La crisi da una parte assottiglia le risorse dei "compratori di audience" (le aziende), dall'altra aumenta la domanda di intrattenimento da parte dei "consumatori". I quali però
-hanno imparato a usare il file sharing e ancora non ho visto una legge nel mondo che possa bloccare questo trend, perché è un trend che si blocca solo con i micropagamenti;
-non rifiutano la tv generalista ma per generalista intendono un grande appuntamento unificante della famiglia, un evento che ha un costo al minuto oggi fuori standard;
-sono incuriositi dal DTT gratuito ma lo considerano ancora una commodity (e allora meglio meno canali ma più caratterizzati);
-fanno fatica a pagare il canone Rai anche perché per vent'anni gli è stato detto che avevano ragione a non pagarlo;
-apprezzano Sky anche se la considerano costosa;
-non hanno ben capito cos'è Mediaset Premium al di là delle partite, anche perché a differenza di Sky fa fatica a rappresentarsi come un brand premium (anche come effetto di status);
-stanno cominciando a percepire- man mano che il parco televisori si va a rinnovare proprio a causa del DTT- le opportunità date dagli aggregatori (Youtube e possibili nuove App).

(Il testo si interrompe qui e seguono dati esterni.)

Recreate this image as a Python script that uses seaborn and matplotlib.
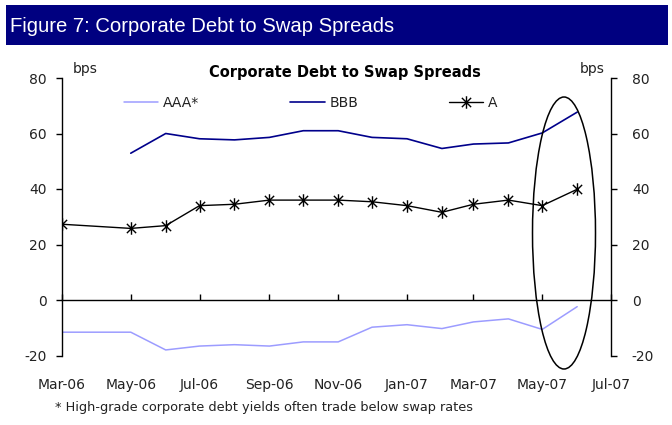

Quindi la mia opinione resta la seguente: cari broadcaster, non potete continuare a tagliare sulla carne viva all'infinito (riduzioni drastiche sui budget della fiction, riduzioni drastiche sull'intrattenimento ecc.). Potrete senz'altro andare verso un modello ideativo-produttivo lower cost, ma comunque sempre cost è. Non potrete campare di barter. Quindi dovete trovare nuovi modi per farvi pagare. Non solo dagli inserzionisti, ma soprattutto dai consumatori del vostro prodotto. Cominciare a pensare a internet, all'IP television, al mobile come ad un'opportunità per guadagnare e produrre contenuto. Da portare poi su tutte le piattaforme. Far pagare poco ma far pagare tutti. Oppure aspettate che tornino i tempi di Premiatissima. Campa cavallo.